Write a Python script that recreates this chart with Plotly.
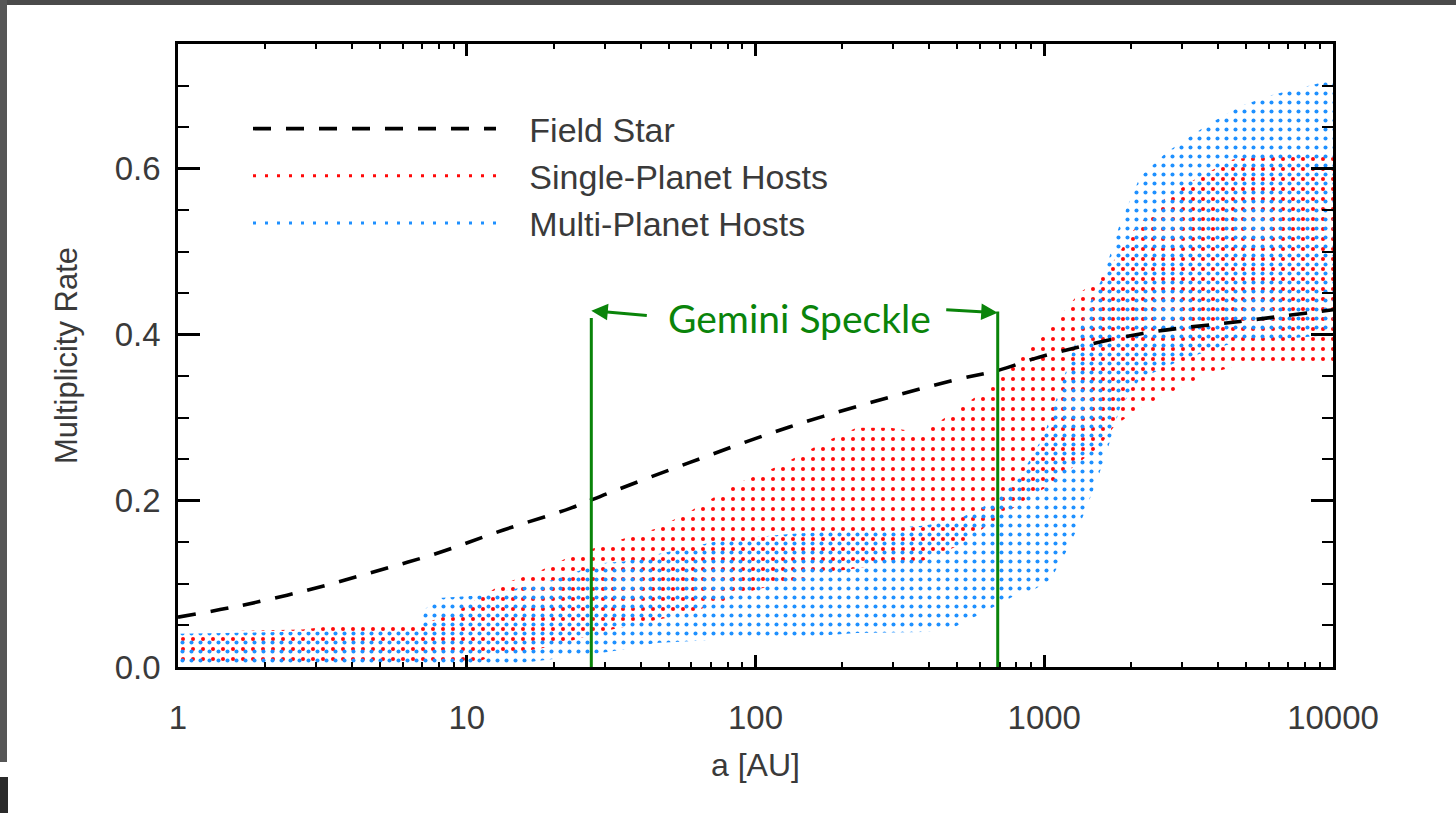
import math
import plotly.graph_objects as go

# ---------------- data ----------------
field_a = [1, 1.6, 2.7, 4.6, 7.9, 13.4, 22.8, 31.3, 59, 131, 293, 497, 706, 960, 2146, 4760, 10000]
field_rate = [0.060, 0.073, 0.091, 0.113, 0.137, 0.165, 0.191, 0.210, 0.246, 0.289, 0.325, 0.346,
              0.358, 0.373, 0.401, 0.416, 0.430]

single_a_upper = [1, 2.7, 3.55, 5.7, 7.5, 9, 13.3, 17.5, 22.8, 29.7, 45.6, 59, 88, 124, 171, 224,
                  293, 380, 497, 650, 1000, 1320, 1520, 1750, 2040, 2660, 3430, 4500, 6200, 10000]
single_upper = [0.042, 0.045, 0.050, 0.053, 0.055, 0.065, 0.100, 0.114, 0.133, 0.147, 0.167, 0.187,
                0.222, 0.244, 0.270, 0.288, 0.288, 0.282, 0.310, 0.337, 0.400, 0.450, 0.465, 0.490,
                0.526, 0.566, 0.590, 0.611, 0.617, 0.615]
single_a_lower = [1, 10, 12, 20, 29, 59, 100, 171, 293, 380, 497, 650, 850, 1000, 1250, 1550,
                  1750, 2150, 2800, 3650, 4760, 10000]
single_lower = [0.0, 0.0, 0.012, 0.025, 0.042, 0.065, 0.093, 0.113, 0.125, 0.128, 0.145, 0.173,
                0.200, 0.215, 0.240, 0.265, 0.290, 0.312, 0.332, 0.352, 0.364, 0.364]

multi_a_upper = [1, 6.8, 7.2, 8, 12, 15, 20, 29, 35, 77, 131, 224, 380, 497, 650, 850, 1000,
                 1200, 1400, 1600, 1830, 2146, 2660, 3650, 4760, 6200, 8130, 10000]
multi_upper = [0.040, 0.045, 0.070, 0.083, 0.087, 0.095, 0.105, 0.125, 0.127, 0.153, 0.160, 0.165,
               0.170, 0.177, 0.197, 0.237, 0.280, 0.360, 0.430, 0.470, 0.534, 0.590, 0.620, 0.652,
               0.675, 0.689, 0.699, 0.707]
multi_a_lower = [1, 12, 20, 29, 35, 45, 77, 131, 224, 380, 470, 610, 780, 920, 1050, 1200, 1360,
                 1520, 1660, 1830, 2146, 3000, 4500, 10000]
multi_lower = [0.0, 0.0, 0.010, 0.017, 0.021, 0.029, 0.033, 0.035, 0.041, 0.042, 0.045, 0.065,
               0.085, 0.093, 0.105, 0.141, 0.181, 0.224, 0.263, 0.312, 0.347, 0.370, 0.390, 0.400]

speckle_a = [27, 690]
speckle_top = [0.420, 0.428]

x_tickvals = [1, 10, 100, 1000, 10000]
x_ticktext = ["1", "10", "100", "1000", "10000"]
x_minorvals = [m * d for d in (1, 10, 100, 1000) for m in range(2, 10)]
y_tickvals = [0.0, 0.2, 0.4, 0.6]
y_ticktext = ["0.0", "0.2", "0.4", "0.6"]

# ---------------- geometry helpers ----------------
W, H = 1456, 813
PL, PR, PT, PB = 178, 1333, 44, 667


def px_x(p):
    return (p - PL) / (PR - PL)


def px_y(p):
    return (PB - p) / (PB - PT)


RED = "rgb(255,10,10)"
BLUE = "rgb(30,144,255)"
GREEN = "#0a840a"
TXT = "#3a3a3a"
FONT = "Liberation Sans"

fig = go.Figure()

# single-planet band (red dotted)
fig.add_trace(go.Scatter(
    x=single_a_upper + single_a_lower[::-1],
    y=single_upper + single_lower[::-1],
    fill="toself", mode="lines", line=dict(width=0),
    fillcolor="rgba(0,0,0,0)",
    fillpattern=dict(shape=".", fgcolor=RED, bgcolor="rgba(0,0,0,0)", size=10,
                     solidity=0.13, fillmode="replace"),
    showlegend=False, hoverinfo="skip"))

# multi-planet band (blue dotted)
fig.add_trace(go.Scatter(
    x=multi_a_upper + multi_a_lower[::-1],
    y=multi_upper + multi_lower[::-1],
    fill="toself", mode="lines", line=dict(width=0),
    fillcolor="rgba(0,0,0,0)",
    fillpattern=dict(shape=".", fgcolor=BLUE, bgcolor="rgba(0,0,0,0)", size=9,
                     solidity=0.16, fillmode="replace"),
    showlegend=False, hoverinfo="skip"))

# field star curve
fig.add_trace(go.Scatter(
    x=field_a, y=field_rate, mode="lines", name="\u00a0\u00a0\u00a0Field Star",
    line=dict(color="black", width=3.6, dash="18px,15px", shape="spline", smoothing=1.0)))

# Gemini speckle limits
for a, top in zip(speckle_a, speckle_top):
    fig.add_trace(go.Scatter(x=[a, a], y=[0, top], mode="lines",
                             line=dict(color=GREEN, width=3), showlegend=False, hoverinfo="skip"))

# legend entries for the bands
fig.add_trace(go.Scatter(x=[None], y=[None], mode="lines", name="\u00a0\u00a0\u00a0Single-Planet Hosts",
                         line=dict(color=RED, width=3, dash="3px,9px")))
fig.add_trace(go.Scatter(x=[None], y=[None], mode="lines", name="\u00a0\u00a0\u00a0Multi-Planet Hosts",
                         line=dict(color=BLUE, width=3, dash="3px,9px")))

axis_common = dict(showline=True, linecolor="black", linewidth=2.5, mirror="allticks",
                   ticks="inside", tickcolor="black", tickwidth=2.5, showgrid=False, zeroline=False,
                   tickfont=dict(family=FONT, size=33, color=TXT))

fig.update_xaxes(type="log", range=[0, 4], tickmode="array", tickvals=x_tickvals, ticktext=x_ticktext,
                 ticklen=12, ticklabelstandoff=20,
                 minor=dict(tickmode="array", tickvals=x_minorvals, ticks="inside", ticklen=5,
                            tickwidth=2, tickcolor="black"),
                 title=dict(text="a [AU]", font=dict(family=FONT, size=32, color=TXT), standoff=19),
                 **axis_common)
fig.update_yaxes(range=[0, 0.75], tickmode="array", tickvals=y_tickvals, ticktext=y_ticktext,
                 ticklen=22, ticklabelstandoff=8,
                 minor=dict(dtick=0.05, ticks="inside", ticklen=11, tickwidth=2, tickcolor="black"),
                 title=dict(text="Multiplicity Rate", font=dict(family=FONT, size=31, color=TXT), standoff=28),
                 **axis_common)

annotations = [
    dict(x=2.154, y=0.42, xref="x", yref="y", text="Gemini Speckle", showarrow=False,
         font=dict(family="Lato", size=39, color=GREEN)),
    dict(x=math.log10(speckle_a[0]), y=0.429, xref="x", yref="y", text="", showarrow=True, ax=57, ay=5,
         arrowhead=2, arrowsize=1.1, arrowwidth=3, arrowcolor=GREEN),
    dict(x=math.log10(speckle_a[1]), y=0.4265, xref="x", yref="y", text="", showarrow=True, ax=-53, ay=-3,
         arrowhead=2, arrowsize=1.1, arrowwidth=3, arrowcolor=GREEN),
]

shapes = [
    dict(type="rect", xref="paper", yref="paper", x0=px_x(0), x1=px_x(W), y0=px_y(0), y1=px_y(5),
         fillcolor="#4a4a4a", line=dict(width=0), layer="above"),
    dict(type="rect", xref="paper", yref="paper", x0=px_x(0), x1=px_x(7), y0=px_y(0), y1=px_y(762),
         fillcolor="#565656", line=dict(width=0), layer="above"),
    dict(type="rect", xref="paper", yref="paper", x0=px_x(0), x1=px_x(8), y0=px_y(777), y1=px_y(H),
         fillcolor="#2a2a2a", line=dict(width=0), layer="above"),
]

fig.update_layout(
    width=W, height=H, autosize=False,
    margin=dict(l=PL, r=W - PR, t=PT, b=H - PB, pad=0),
    paper_bgcolor="white", plot_bgcolor="white",
    showlegend=True,
    legend=dict(x=px_x(248), y=px_y(100), xanchor="left", yanchor="top",
                bgcolor="rgba(0,0,0,0)", borderwidth=0, itemwidth=243,
                font=dict(family=FONT, size=34, color=TXT)),
    annotations=annotations,
    shapes=shapes,
)

fig.write_html("out.html")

Do this: Begin at the first line of the material and copy each line exactly through the one containing "0.358, 0.373, 0.401, 0.416, 0.430]". Omit pictures.

Full output:
Write a Python script that recreates this chart with Plotly.
import math
import plotly.graph_objects as go

# ---------------- data ----------------
field_a = [1, 1.6, 2.7, 4.6, 7.9, 13.4, 22.8, 31.3, 59, 131, 293, 497, 706, 960, 2146, 4760, 10000]
field_rate = [0.060, 0.073, 0.091, 0.113, 0.137, 0.165, 0.191, 0.210, 0.246, 0.289, 0.325, 0.346,
              0.358, 0.373, 0.401, 0.416, 0.430]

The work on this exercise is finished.